SET EXERCISE. Pick out the lines containing "that".

— Start DATA ROWS —

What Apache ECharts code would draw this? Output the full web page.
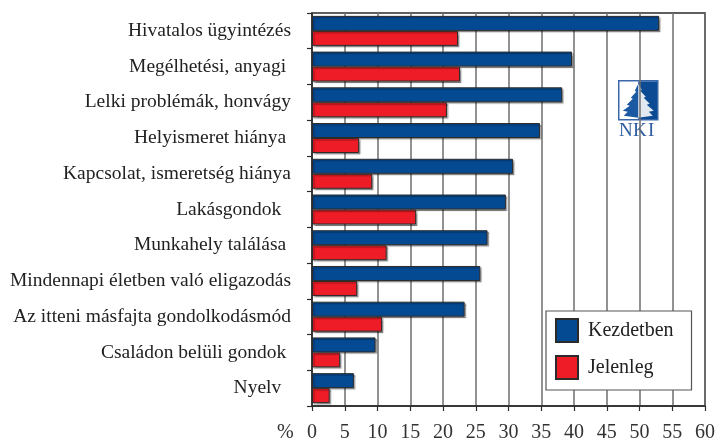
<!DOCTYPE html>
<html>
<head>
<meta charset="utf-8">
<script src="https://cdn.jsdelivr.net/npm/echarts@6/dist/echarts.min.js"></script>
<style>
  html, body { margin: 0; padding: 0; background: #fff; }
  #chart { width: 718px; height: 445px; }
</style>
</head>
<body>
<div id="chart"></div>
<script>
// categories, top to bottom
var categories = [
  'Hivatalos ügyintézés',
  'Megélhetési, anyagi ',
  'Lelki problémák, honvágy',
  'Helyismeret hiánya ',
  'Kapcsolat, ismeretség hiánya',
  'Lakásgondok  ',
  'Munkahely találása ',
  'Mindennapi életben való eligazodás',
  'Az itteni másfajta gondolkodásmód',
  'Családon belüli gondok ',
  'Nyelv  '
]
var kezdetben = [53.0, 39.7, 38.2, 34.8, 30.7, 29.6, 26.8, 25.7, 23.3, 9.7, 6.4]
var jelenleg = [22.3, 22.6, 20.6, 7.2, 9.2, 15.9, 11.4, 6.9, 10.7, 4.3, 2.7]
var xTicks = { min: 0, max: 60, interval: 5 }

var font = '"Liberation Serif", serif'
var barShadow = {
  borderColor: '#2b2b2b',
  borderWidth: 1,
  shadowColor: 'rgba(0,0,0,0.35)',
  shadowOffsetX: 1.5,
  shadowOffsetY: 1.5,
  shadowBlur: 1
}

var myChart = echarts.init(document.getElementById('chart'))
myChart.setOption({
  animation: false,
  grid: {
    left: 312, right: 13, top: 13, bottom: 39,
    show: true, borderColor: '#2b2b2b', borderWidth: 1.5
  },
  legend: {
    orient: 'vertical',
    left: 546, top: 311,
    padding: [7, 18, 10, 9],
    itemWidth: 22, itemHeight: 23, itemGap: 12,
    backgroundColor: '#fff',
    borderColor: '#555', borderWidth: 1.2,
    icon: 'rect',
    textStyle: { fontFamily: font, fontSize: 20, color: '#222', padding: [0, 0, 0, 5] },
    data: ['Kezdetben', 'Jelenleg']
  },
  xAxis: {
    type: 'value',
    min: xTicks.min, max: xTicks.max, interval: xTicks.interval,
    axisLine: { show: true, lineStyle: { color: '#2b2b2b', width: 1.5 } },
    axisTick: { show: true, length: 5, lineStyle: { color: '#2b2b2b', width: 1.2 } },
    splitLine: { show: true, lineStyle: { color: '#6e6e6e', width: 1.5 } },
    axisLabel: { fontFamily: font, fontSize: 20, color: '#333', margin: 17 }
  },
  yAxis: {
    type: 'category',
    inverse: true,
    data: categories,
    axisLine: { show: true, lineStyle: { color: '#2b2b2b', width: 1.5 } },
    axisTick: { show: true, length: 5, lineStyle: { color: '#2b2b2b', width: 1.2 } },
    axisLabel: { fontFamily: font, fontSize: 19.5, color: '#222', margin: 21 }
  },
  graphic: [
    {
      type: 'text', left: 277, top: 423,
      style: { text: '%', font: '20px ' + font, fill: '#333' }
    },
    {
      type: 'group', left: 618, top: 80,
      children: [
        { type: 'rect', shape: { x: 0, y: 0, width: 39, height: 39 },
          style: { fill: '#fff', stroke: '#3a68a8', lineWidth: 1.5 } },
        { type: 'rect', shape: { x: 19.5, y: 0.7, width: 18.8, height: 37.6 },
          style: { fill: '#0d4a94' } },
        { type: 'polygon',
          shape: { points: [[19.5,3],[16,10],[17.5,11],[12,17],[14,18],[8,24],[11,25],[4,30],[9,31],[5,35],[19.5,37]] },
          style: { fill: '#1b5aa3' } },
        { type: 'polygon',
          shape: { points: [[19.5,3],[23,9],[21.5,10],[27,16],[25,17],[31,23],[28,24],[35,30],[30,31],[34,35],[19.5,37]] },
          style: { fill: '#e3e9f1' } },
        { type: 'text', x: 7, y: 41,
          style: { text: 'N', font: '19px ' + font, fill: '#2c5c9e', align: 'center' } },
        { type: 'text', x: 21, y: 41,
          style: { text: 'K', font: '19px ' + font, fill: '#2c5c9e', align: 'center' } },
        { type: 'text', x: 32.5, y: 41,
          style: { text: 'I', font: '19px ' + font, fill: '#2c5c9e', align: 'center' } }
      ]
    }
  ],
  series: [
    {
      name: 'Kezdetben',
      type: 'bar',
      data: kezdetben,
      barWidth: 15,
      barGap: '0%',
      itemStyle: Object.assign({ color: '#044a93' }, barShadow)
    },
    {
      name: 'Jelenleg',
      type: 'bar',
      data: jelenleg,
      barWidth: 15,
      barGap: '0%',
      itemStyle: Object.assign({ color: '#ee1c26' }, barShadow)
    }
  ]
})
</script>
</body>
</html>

— End DATA ROWS —
— Start DATA ROWS —

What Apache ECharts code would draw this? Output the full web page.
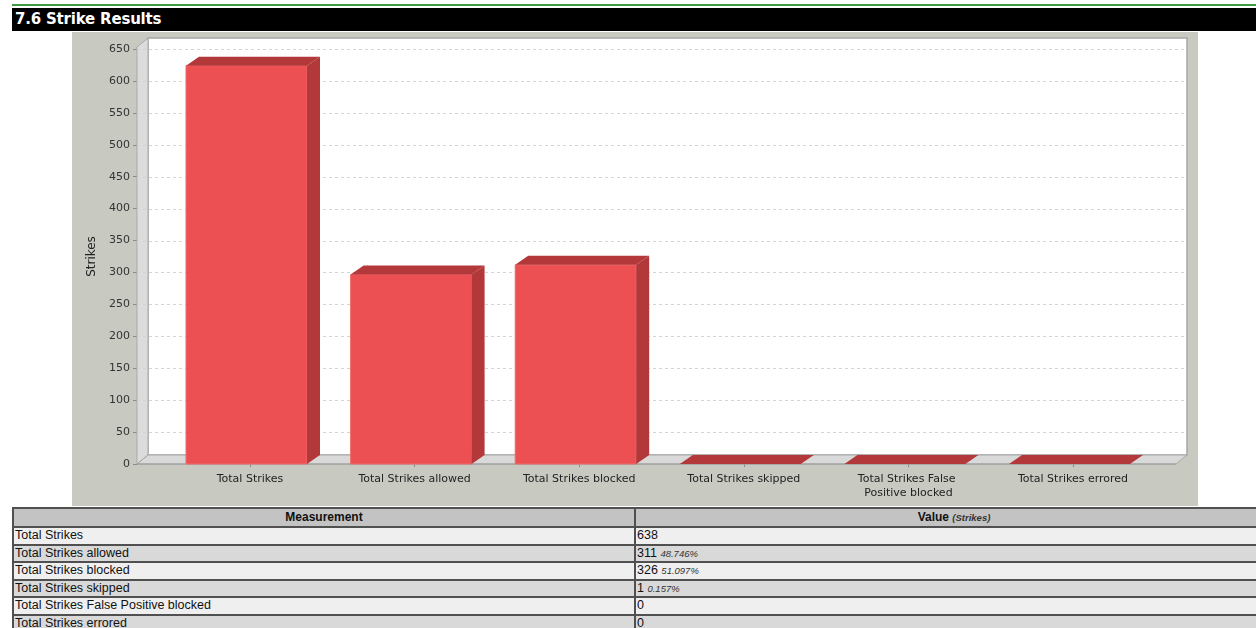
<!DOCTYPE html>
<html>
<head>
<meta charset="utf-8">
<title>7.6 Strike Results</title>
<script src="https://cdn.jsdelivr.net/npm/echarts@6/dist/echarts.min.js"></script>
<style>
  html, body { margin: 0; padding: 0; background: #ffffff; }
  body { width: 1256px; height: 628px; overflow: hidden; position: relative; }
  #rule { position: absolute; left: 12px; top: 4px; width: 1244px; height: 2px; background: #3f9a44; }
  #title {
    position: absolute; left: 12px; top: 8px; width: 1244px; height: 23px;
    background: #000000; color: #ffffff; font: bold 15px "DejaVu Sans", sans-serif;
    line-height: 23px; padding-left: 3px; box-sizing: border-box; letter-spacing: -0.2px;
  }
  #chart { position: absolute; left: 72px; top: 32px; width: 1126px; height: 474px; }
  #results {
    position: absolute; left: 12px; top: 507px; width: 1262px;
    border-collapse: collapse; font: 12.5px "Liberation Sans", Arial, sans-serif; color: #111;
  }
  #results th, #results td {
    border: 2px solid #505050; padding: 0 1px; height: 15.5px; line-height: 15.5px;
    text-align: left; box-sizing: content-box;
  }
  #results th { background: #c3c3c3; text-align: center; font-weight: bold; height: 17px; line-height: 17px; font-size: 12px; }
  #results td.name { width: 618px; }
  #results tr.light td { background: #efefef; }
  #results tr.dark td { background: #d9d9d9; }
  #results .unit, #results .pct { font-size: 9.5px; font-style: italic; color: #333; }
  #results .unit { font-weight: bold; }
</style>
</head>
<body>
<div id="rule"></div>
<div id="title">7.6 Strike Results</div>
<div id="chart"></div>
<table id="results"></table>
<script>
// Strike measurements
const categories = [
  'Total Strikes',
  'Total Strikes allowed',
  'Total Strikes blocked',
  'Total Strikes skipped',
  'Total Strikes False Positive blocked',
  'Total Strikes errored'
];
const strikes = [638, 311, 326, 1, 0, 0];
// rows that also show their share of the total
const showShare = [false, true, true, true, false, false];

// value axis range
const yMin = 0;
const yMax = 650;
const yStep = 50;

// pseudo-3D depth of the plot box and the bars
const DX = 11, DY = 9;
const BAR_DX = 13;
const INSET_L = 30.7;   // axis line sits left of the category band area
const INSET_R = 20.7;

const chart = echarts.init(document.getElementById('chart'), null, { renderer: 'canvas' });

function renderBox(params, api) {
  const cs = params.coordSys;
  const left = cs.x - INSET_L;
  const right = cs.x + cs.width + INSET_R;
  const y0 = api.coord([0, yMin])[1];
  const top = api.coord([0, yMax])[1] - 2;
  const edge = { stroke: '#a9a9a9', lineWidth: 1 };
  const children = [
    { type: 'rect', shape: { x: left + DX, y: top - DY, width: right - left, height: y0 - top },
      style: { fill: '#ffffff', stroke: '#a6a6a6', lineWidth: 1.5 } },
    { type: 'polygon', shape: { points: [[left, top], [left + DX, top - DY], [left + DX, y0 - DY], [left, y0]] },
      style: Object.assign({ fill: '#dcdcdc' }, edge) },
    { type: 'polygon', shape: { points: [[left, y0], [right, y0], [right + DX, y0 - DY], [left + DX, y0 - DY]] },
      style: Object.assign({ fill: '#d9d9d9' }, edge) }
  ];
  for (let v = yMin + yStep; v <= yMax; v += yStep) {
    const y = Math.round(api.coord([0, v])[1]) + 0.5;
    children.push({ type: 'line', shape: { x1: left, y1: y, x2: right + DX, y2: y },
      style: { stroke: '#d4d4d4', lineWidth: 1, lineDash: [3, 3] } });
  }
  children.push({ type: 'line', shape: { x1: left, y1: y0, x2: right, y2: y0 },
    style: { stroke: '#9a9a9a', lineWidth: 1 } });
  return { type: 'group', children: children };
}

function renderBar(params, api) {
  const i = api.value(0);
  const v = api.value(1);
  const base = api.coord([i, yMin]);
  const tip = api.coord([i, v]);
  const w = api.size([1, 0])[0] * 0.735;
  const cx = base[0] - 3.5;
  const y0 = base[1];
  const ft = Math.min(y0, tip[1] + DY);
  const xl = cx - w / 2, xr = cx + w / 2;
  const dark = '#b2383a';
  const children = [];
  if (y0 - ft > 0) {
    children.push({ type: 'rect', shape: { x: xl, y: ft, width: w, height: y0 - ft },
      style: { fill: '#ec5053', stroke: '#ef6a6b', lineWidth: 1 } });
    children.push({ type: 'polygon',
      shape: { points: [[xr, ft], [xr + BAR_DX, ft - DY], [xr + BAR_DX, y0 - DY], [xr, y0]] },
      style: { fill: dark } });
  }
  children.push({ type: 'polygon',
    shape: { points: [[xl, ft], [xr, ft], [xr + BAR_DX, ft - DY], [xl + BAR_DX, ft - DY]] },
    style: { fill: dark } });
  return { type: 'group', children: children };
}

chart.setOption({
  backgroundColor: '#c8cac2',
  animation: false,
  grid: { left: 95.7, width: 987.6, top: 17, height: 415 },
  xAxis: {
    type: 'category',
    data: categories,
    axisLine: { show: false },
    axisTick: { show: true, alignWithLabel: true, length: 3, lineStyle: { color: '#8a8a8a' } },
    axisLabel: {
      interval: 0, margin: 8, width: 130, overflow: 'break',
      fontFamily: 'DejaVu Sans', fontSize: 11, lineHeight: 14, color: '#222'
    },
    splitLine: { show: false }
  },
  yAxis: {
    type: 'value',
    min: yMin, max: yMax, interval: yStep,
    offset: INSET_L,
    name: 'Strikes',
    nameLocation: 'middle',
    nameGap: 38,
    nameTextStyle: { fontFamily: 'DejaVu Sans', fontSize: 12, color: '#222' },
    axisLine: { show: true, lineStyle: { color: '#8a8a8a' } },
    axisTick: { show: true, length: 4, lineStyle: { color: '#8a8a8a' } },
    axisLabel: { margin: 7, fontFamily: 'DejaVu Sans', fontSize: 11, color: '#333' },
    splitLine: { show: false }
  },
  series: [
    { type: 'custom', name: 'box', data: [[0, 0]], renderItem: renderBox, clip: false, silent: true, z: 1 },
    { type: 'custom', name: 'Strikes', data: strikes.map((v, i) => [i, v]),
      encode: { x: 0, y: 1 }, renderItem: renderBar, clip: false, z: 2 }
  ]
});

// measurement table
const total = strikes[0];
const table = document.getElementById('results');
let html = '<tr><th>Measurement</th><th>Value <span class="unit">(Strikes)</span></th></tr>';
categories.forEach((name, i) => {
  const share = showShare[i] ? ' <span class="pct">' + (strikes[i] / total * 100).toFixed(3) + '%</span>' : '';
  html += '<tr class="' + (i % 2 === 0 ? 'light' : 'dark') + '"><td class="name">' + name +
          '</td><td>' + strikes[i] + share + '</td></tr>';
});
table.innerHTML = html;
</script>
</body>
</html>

— End DATA ROWS —
— Start DATA ROWS —

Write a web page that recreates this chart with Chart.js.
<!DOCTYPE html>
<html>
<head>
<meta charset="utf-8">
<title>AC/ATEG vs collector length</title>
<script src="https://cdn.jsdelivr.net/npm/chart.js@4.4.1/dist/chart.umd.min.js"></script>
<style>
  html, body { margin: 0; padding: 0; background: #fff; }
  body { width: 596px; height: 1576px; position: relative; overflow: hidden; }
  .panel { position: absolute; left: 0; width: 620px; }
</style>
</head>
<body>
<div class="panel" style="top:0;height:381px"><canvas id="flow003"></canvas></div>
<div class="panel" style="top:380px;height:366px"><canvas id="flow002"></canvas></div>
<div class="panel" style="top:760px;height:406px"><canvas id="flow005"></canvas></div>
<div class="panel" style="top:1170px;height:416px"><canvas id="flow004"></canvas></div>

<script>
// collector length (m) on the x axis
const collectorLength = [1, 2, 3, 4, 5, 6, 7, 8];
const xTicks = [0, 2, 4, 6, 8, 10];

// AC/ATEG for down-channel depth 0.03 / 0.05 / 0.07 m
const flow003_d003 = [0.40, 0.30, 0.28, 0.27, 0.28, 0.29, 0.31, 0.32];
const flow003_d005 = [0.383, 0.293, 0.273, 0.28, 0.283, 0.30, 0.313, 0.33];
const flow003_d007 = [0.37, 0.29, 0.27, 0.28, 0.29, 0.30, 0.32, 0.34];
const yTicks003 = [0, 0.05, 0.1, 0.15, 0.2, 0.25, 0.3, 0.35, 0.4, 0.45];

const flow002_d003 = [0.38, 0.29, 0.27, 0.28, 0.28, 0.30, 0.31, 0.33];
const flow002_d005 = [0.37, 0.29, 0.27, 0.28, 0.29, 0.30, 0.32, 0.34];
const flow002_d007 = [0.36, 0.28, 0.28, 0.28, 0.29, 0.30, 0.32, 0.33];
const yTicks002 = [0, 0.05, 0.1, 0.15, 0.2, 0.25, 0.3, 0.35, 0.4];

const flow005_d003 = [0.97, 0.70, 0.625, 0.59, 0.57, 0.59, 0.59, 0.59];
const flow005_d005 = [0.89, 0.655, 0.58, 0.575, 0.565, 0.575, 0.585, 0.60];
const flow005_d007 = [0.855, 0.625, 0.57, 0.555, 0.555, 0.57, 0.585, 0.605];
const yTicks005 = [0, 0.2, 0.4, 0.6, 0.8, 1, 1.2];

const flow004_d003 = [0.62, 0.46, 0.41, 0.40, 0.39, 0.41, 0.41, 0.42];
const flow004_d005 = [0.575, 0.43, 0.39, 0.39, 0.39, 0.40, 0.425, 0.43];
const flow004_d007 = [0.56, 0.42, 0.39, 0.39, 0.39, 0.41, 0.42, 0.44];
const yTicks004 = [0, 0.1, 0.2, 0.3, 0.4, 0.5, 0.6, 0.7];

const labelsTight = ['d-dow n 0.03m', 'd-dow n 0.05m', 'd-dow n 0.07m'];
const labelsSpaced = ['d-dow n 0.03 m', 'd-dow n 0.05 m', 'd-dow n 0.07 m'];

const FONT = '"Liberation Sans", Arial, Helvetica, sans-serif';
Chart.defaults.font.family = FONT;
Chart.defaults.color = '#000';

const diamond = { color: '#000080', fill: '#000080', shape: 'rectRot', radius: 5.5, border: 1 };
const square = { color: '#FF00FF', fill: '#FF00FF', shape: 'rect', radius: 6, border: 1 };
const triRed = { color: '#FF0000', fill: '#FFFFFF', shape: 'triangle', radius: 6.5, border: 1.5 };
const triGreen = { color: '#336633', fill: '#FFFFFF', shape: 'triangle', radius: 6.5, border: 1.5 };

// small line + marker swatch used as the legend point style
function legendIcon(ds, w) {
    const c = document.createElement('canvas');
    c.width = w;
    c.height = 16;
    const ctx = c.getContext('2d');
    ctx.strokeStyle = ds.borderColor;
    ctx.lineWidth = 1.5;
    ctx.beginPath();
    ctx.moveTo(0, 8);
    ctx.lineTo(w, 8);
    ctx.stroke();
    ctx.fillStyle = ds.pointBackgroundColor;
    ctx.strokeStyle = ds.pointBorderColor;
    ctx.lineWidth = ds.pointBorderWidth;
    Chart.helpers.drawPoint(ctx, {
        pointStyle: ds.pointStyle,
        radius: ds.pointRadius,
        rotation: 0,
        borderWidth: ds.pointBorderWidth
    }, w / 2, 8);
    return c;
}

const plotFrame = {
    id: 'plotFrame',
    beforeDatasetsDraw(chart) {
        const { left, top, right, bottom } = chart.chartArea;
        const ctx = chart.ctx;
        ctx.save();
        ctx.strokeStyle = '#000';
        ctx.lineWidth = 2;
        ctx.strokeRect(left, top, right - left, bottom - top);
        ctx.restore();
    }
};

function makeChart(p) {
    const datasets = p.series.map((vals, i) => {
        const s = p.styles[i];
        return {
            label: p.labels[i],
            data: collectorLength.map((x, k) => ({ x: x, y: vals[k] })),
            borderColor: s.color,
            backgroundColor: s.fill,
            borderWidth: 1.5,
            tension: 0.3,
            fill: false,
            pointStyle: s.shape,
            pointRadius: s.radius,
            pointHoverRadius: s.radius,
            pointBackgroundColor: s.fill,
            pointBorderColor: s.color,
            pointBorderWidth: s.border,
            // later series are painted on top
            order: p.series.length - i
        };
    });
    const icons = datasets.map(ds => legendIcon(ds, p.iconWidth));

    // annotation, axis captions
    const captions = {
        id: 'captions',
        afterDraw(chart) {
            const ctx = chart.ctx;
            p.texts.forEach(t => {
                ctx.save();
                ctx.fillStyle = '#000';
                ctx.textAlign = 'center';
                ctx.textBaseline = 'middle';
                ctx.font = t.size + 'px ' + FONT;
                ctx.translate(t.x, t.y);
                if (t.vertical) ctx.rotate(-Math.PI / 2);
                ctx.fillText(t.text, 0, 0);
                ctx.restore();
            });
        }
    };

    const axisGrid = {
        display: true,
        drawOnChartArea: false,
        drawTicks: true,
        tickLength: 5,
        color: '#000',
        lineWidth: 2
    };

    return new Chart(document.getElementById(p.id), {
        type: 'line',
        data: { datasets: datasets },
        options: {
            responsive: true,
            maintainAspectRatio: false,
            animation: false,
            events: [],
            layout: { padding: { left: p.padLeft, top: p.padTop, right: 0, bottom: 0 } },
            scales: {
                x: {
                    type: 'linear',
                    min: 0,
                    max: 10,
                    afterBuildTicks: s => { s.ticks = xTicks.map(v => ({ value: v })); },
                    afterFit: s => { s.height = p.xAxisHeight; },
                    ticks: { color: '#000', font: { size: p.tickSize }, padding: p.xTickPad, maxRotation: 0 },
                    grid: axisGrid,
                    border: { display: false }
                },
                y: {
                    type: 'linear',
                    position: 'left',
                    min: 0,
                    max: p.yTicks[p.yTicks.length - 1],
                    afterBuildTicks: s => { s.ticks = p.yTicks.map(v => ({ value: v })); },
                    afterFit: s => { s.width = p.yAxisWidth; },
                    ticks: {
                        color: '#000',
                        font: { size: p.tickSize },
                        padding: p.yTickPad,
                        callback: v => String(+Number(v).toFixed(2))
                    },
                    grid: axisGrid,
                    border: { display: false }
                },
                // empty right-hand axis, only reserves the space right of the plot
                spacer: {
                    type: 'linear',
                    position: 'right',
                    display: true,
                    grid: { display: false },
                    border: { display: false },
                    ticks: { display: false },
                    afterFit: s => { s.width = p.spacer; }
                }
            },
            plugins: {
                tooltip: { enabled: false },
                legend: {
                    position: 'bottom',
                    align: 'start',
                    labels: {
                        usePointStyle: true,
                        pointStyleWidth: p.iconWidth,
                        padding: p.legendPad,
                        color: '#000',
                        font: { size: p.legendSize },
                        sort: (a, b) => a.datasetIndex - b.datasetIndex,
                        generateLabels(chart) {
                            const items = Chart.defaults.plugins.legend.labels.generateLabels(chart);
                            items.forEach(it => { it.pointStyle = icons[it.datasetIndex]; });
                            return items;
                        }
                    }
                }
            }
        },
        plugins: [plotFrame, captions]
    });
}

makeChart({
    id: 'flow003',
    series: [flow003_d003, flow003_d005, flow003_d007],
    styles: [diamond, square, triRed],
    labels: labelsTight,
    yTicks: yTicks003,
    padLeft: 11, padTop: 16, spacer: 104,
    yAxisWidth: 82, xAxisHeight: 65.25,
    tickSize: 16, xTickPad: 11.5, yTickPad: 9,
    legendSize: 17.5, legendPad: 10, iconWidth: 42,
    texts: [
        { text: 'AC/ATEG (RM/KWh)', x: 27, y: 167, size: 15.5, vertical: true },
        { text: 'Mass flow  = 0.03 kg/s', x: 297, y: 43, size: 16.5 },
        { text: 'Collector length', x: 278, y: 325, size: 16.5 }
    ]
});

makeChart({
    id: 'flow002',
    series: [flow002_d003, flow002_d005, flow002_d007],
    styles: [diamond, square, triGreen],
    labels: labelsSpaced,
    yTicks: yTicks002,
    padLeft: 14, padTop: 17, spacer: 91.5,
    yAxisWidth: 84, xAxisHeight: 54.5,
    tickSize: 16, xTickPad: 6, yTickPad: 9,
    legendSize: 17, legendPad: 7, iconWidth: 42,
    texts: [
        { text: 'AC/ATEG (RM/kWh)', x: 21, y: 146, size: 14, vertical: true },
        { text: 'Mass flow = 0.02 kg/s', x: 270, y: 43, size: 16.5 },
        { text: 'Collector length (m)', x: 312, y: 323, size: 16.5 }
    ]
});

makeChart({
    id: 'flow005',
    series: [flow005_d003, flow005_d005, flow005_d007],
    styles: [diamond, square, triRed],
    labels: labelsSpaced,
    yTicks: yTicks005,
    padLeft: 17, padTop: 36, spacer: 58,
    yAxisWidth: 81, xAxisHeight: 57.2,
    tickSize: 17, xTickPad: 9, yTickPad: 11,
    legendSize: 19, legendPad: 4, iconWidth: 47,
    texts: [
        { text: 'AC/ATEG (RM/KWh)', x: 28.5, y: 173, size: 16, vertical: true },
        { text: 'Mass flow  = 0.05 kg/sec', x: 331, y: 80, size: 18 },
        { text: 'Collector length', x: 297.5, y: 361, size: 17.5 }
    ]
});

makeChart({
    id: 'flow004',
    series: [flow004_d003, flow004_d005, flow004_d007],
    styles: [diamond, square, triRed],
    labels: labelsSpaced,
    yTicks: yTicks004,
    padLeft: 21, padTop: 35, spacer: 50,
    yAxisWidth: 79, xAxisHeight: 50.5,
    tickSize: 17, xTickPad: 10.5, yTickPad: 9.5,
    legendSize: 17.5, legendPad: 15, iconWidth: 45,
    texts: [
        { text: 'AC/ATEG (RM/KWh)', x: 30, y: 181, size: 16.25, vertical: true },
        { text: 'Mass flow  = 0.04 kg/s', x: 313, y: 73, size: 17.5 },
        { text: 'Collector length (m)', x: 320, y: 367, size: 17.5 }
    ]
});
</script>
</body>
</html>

— End DATA ROWS —

RESULT BELOW.
// rows that also show their share of the total
Write a web page that recreates this chart with Chart.js.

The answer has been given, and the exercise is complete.